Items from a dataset
+---+

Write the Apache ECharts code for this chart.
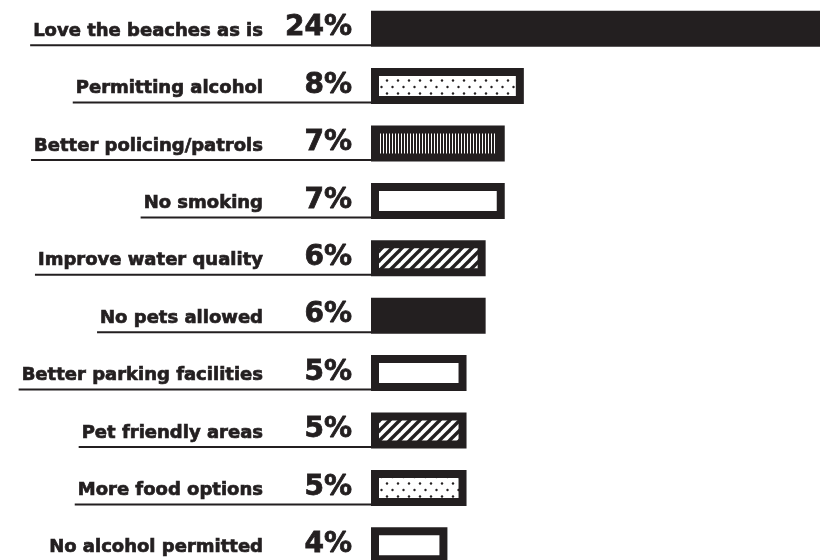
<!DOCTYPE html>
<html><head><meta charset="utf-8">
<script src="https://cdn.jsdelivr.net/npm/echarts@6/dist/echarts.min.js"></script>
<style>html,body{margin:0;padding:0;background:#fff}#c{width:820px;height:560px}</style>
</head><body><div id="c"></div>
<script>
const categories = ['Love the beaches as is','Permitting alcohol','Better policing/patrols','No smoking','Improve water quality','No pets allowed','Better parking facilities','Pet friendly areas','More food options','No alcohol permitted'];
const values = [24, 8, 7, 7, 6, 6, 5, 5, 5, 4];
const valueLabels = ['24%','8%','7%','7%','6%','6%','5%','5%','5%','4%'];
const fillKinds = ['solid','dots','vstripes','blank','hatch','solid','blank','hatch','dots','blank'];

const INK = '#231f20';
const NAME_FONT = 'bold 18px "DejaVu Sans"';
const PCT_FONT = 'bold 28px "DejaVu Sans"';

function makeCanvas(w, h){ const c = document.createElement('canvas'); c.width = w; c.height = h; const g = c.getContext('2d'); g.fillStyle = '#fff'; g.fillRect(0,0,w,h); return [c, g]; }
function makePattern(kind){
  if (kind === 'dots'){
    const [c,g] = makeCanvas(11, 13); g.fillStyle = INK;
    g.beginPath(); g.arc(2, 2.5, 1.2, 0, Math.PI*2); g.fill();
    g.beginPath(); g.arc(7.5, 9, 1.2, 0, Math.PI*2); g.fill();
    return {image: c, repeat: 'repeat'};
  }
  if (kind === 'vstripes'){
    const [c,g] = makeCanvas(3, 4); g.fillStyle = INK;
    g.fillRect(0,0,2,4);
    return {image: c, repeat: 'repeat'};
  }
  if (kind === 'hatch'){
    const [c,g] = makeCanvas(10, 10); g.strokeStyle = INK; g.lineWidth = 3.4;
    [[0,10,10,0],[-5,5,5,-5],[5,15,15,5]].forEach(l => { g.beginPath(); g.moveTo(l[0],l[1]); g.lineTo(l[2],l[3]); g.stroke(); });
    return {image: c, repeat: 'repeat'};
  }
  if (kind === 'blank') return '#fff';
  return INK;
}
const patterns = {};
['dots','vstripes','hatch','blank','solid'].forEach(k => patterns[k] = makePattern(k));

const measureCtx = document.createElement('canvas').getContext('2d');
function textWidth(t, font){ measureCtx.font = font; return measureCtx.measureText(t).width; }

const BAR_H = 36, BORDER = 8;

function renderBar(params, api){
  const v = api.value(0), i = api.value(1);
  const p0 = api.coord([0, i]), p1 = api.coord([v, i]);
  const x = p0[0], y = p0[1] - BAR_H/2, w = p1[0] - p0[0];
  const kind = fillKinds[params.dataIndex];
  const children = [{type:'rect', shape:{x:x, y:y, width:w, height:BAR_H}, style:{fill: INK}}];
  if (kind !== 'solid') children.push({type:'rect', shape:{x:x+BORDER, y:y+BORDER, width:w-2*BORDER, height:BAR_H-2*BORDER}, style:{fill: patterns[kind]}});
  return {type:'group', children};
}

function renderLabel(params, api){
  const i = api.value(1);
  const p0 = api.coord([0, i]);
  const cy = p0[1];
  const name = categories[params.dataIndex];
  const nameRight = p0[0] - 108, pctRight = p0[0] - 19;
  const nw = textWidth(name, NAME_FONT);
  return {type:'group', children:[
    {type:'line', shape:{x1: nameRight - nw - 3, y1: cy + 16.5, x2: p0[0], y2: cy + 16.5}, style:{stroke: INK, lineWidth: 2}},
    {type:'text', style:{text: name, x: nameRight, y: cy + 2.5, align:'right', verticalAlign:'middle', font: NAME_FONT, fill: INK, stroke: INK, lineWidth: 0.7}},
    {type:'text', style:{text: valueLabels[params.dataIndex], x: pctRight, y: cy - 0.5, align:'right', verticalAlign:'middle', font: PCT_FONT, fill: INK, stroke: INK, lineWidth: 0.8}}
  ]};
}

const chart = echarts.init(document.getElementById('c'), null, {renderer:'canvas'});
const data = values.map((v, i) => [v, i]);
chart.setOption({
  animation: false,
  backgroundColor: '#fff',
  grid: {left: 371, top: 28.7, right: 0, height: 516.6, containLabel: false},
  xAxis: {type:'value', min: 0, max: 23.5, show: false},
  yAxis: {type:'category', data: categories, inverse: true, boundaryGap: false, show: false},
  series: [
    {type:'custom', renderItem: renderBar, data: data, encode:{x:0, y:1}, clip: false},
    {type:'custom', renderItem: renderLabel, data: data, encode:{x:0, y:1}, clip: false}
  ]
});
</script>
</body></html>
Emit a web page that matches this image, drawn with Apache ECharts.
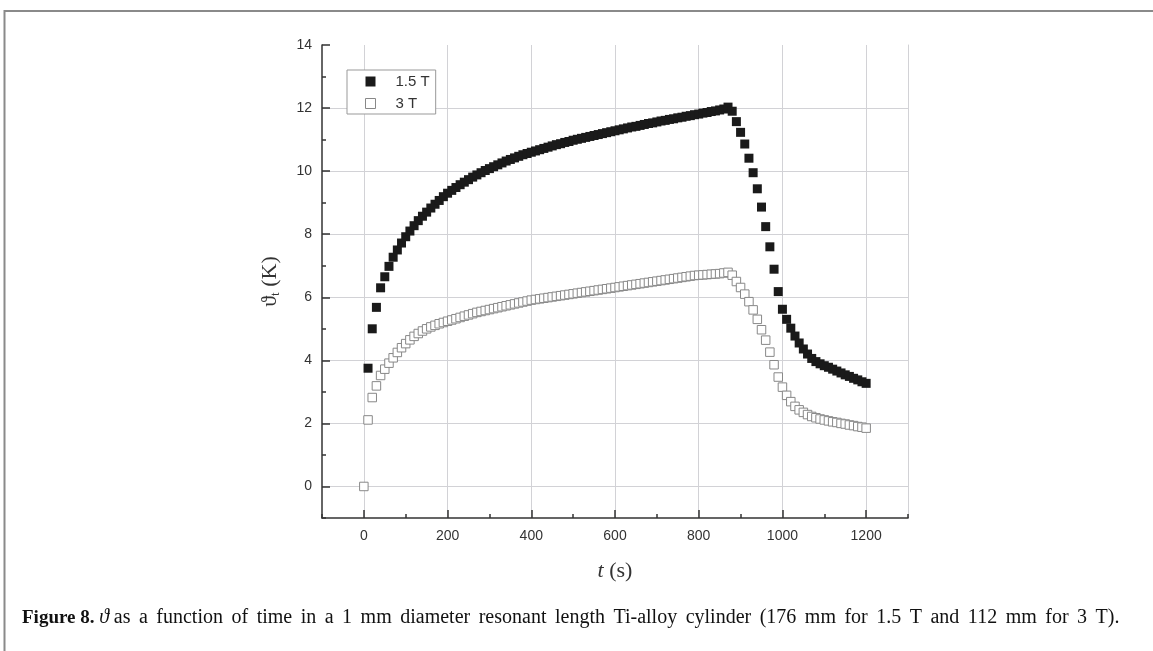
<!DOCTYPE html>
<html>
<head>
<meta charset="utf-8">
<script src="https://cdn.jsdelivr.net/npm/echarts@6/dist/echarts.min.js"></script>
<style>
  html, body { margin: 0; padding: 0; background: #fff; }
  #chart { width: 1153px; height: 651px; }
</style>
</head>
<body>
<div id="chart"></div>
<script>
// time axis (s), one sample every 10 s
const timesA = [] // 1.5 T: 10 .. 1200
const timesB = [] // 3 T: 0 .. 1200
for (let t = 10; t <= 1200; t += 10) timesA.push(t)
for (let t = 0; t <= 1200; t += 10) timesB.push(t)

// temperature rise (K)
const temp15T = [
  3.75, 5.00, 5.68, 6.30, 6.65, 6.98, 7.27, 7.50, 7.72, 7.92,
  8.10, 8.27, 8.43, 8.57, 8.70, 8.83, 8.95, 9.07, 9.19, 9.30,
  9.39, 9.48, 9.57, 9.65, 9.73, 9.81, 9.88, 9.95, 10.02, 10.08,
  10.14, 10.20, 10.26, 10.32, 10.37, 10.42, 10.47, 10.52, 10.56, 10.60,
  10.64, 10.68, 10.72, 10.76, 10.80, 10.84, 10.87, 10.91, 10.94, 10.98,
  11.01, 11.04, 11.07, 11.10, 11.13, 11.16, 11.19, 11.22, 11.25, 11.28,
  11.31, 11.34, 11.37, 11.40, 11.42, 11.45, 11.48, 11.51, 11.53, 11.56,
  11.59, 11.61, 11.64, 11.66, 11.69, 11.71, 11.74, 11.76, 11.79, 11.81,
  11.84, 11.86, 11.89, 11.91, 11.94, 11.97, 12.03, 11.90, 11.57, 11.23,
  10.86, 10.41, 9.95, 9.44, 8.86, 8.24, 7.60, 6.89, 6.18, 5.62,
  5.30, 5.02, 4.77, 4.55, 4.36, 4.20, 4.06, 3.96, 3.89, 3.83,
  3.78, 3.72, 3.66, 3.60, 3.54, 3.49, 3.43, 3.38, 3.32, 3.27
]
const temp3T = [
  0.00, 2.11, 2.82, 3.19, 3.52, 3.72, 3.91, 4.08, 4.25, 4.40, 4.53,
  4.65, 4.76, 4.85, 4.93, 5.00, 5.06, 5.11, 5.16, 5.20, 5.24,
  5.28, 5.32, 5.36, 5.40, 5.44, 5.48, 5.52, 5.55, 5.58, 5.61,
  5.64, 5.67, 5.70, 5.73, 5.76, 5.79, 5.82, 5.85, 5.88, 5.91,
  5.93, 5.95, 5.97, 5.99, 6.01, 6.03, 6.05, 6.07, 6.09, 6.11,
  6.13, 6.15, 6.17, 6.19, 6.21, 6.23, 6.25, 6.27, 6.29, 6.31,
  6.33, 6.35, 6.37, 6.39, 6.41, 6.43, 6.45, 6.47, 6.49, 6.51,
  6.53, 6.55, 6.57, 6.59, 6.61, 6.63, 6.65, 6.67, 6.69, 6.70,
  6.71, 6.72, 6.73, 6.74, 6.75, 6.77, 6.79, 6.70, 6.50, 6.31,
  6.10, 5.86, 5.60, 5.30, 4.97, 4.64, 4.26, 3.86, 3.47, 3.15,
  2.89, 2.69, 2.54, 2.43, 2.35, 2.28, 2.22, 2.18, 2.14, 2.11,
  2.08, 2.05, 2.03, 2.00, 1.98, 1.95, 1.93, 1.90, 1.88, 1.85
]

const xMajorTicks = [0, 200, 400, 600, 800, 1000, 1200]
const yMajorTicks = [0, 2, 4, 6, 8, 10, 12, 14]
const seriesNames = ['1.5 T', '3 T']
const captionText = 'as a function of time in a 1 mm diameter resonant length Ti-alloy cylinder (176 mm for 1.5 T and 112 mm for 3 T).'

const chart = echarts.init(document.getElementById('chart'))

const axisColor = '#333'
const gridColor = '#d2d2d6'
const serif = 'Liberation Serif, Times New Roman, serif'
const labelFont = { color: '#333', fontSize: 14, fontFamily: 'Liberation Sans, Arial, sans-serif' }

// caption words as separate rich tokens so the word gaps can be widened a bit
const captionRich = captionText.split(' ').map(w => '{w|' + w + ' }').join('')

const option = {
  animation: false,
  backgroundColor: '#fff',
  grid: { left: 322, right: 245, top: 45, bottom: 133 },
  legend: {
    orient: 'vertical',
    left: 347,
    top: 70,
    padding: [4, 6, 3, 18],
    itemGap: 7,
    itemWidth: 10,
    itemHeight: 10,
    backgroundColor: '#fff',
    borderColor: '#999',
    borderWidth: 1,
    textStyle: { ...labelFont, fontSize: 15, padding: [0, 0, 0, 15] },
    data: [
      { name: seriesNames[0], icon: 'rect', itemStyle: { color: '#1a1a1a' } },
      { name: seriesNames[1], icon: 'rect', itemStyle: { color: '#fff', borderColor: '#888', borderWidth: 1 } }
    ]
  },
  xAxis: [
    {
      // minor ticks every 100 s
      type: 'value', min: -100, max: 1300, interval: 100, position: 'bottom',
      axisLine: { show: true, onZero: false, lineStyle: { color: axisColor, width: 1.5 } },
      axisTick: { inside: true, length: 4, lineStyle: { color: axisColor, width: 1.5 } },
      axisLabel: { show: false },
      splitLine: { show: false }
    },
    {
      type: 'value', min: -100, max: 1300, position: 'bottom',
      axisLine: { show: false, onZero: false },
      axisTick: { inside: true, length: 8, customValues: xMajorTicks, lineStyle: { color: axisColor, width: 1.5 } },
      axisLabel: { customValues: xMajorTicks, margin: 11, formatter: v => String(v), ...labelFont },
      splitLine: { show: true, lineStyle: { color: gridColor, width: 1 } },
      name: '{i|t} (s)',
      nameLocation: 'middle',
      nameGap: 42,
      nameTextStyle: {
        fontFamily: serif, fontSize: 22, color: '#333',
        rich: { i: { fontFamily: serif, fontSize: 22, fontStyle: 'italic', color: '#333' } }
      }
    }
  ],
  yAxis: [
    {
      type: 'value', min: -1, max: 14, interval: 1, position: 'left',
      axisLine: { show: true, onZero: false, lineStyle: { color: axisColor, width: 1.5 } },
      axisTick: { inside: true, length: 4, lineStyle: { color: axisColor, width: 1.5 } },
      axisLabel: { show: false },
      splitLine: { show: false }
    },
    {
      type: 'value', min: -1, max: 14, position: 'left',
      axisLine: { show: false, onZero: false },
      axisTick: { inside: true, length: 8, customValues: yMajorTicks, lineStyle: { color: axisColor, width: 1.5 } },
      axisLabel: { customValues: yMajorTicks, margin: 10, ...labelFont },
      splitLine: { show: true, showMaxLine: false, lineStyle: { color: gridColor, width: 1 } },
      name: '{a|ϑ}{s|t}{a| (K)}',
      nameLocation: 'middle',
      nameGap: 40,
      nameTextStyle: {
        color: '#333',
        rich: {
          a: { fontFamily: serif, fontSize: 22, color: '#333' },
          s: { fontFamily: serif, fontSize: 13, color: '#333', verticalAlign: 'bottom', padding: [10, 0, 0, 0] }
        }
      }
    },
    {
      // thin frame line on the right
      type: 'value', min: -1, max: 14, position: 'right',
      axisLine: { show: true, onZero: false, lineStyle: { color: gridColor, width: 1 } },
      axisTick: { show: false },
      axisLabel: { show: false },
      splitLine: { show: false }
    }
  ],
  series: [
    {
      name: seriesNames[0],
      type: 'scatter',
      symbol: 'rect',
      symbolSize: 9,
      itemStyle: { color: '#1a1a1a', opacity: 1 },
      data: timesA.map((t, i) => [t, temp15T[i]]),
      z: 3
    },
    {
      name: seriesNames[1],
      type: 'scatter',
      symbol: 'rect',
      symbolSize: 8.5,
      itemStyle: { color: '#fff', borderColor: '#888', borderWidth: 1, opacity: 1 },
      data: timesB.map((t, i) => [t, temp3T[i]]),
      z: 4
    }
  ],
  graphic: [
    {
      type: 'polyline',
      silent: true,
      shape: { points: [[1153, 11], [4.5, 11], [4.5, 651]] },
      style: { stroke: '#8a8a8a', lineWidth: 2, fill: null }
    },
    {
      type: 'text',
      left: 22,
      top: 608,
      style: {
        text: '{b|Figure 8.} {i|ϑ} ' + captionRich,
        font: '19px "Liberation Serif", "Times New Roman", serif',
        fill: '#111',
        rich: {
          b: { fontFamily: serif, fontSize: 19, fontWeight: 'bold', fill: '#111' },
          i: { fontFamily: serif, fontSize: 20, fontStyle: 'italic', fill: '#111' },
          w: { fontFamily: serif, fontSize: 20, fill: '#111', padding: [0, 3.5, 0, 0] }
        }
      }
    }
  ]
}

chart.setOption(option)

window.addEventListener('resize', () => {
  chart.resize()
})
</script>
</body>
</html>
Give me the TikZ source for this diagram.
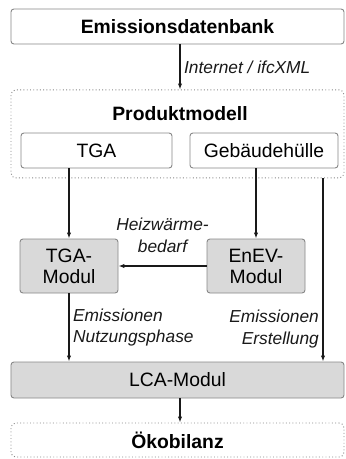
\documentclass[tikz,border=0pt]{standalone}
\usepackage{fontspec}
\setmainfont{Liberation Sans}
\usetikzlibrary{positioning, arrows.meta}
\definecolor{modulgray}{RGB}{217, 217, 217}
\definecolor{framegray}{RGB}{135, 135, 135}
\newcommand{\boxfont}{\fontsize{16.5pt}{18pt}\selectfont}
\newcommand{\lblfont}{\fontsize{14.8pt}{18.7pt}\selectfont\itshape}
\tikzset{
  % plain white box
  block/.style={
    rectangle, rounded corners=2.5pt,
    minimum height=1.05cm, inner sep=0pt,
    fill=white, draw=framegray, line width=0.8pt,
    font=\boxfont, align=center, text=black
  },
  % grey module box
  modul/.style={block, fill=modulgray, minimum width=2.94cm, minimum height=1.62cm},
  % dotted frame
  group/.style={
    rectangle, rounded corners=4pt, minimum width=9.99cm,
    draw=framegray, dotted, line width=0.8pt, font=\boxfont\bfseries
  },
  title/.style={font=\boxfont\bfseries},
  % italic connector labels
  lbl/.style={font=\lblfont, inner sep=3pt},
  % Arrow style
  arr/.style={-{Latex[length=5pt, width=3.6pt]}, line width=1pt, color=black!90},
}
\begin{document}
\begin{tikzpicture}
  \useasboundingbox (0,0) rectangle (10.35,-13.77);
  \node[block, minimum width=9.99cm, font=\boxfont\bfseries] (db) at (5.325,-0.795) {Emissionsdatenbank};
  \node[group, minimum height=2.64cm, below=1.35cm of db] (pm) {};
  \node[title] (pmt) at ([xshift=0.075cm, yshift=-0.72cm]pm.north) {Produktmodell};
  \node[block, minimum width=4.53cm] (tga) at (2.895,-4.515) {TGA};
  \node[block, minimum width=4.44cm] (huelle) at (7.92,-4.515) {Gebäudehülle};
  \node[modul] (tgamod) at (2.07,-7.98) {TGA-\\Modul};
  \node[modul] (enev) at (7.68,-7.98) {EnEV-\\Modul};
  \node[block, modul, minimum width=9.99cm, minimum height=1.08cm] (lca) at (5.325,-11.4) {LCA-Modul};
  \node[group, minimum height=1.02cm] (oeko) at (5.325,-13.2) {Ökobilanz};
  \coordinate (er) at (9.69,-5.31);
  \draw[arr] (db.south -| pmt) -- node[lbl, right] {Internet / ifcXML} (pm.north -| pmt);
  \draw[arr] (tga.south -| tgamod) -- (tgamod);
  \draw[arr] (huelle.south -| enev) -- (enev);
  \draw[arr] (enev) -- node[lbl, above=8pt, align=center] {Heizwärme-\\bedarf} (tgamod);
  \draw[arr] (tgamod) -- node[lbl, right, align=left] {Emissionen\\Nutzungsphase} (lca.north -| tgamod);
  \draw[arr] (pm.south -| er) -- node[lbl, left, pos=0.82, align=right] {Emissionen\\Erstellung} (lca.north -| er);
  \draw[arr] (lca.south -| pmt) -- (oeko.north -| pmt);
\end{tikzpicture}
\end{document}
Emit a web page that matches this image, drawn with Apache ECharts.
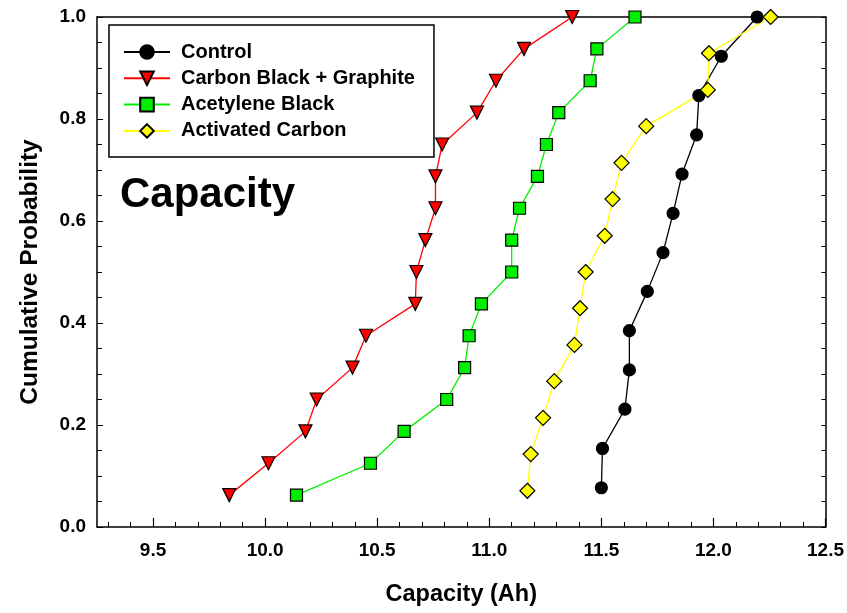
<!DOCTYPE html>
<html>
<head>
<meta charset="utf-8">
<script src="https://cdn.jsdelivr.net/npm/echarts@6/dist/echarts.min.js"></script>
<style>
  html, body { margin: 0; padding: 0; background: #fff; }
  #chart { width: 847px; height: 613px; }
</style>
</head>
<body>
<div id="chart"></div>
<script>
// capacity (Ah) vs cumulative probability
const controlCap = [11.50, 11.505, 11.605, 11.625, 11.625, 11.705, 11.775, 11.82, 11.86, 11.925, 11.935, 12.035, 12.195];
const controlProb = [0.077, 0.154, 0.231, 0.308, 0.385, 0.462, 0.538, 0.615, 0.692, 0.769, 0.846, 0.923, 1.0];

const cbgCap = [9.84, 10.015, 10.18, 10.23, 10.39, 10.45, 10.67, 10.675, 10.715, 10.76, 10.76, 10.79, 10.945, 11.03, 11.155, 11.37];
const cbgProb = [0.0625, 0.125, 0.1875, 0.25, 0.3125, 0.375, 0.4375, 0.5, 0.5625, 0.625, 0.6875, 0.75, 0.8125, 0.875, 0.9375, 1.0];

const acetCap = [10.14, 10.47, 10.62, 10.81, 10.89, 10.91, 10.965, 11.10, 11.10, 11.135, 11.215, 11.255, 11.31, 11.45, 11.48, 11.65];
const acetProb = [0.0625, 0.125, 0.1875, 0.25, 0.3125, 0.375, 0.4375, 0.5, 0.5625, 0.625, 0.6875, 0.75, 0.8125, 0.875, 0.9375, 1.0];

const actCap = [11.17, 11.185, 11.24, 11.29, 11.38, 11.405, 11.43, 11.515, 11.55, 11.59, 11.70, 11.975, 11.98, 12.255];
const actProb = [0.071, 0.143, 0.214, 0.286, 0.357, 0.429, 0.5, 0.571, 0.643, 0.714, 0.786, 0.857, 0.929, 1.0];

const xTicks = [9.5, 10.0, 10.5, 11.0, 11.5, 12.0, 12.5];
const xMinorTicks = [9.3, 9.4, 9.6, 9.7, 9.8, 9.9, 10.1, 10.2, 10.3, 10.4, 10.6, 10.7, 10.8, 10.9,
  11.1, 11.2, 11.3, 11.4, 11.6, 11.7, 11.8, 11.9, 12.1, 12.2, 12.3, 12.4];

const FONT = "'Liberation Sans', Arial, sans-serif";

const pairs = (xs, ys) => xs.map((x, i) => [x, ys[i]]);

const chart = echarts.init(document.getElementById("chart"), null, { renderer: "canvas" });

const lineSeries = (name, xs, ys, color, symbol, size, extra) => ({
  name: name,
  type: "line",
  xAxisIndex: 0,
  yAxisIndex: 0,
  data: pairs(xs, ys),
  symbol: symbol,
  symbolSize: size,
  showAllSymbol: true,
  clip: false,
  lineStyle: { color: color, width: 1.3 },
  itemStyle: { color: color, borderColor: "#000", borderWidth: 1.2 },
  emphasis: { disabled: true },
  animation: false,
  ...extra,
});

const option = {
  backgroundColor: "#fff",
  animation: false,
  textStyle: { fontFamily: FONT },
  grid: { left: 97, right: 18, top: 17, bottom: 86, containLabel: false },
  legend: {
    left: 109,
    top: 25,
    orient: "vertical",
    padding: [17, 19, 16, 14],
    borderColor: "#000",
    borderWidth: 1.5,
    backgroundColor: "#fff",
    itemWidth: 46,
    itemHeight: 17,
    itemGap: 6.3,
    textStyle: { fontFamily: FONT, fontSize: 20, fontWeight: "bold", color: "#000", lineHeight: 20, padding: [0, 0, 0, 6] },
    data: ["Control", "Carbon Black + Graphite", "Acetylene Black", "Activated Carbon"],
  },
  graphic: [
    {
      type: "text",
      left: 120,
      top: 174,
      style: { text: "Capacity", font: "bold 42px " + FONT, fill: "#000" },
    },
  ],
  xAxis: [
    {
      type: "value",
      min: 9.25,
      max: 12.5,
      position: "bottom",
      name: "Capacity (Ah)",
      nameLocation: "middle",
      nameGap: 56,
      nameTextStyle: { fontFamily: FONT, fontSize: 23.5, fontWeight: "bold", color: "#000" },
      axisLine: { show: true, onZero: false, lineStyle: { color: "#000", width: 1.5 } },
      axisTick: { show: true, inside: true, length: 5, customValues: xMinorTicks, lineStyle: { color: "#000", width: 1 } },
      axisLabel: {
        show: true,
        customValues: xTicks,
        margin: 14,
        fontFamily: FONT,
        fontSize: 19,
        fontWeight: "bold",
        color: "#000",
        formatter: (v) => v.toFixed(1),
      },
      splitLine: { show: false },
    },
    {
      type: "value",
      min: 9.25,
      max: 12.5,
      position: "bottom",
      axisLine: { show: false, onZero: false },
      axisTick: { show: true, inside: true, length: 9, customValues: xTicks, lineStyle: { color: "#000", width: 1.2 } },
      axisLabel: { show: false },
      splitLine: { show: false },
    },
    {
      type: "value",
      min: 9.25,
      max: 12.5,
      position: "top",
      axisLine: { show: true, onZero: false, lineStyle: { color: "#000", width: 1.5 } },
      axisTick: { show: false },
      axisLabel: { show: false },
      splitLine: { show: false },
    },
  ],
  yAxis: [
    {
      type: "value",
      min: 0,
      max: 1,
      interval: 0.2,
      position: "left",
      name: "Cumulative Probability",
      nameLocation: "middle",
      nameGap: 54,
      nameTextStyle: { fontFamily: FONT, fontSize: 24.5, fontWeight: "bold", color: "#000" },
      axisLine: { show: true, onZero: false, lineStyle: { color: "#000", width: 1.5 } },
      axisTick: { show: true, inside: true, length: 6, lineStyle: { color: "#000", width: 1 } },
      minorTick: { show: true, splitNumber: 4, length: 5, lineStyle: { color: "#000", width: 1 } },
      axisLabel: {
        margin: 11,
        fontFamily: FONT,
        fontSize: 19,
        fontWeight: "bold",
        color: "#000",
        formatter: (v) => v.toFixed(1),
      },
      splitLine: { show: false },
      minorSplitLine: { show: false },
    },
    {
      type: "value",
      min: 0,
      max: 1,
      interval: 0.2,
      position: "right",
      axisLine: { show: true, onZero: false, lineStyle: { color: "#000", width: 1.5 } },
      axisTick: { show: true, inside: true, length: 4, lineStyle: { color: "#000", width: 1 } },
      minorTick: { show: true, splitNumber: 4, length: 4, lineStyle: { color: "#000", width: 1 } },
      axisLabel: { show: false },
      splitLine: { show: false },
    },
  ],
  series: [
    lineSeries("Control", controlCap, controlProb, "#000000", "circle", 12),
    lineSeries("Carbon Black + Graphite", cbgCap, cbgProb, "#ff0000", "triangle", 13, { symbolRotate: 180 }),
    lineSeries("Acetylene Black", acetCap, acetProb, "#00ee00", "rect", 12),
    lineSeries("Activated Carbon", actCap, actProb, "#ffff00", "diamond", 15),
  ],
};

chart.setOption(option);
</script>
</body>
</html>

+---+

▶ [Given exercise] Pictures do not belong in the copy. Repeat only the lines from the top of the records through the line containing "const PCT_FONT = 'bold".

▶ [Answer to the exercise]
Write the Apache ECharts code for this chart.
<!DOCTYPE html>
<html><head><meta charset="utf-8">
<script src="https://cdn.jsdelivr.net/npm/echarts@6/dist/echarts.min.js"></script>
<style>html,body{margin:0;padding:0;background:#fff}#c{width:820px;height:560px}</style>
</head><body><div id="c"></div>
<script>
const categories = ['Love the beaches as is','Permitting alcohol','Better policing/patrols','No smoking','Improve water quality','No pets allowed','Better parking facilities','Pet friendly areas','More food options','No alcohol permitted'];
const values = [24, 8, 7, 7, 6, 6, 5, 5, 5, 4];
const valueLabels = ['24%','8%','7%','7%','6%','6%','5%','5%','5%','4%'];
const fillKinds = ['solid','dots','vstripes','blank','hatch','solid','blank','hatch','dots','blank'];

const INK = '#231f20';
const NAME_FONT = 'bold 18px "DejaVu Sans"';
const PCT_FONT = 'bold 28px "DejaVu Sans"';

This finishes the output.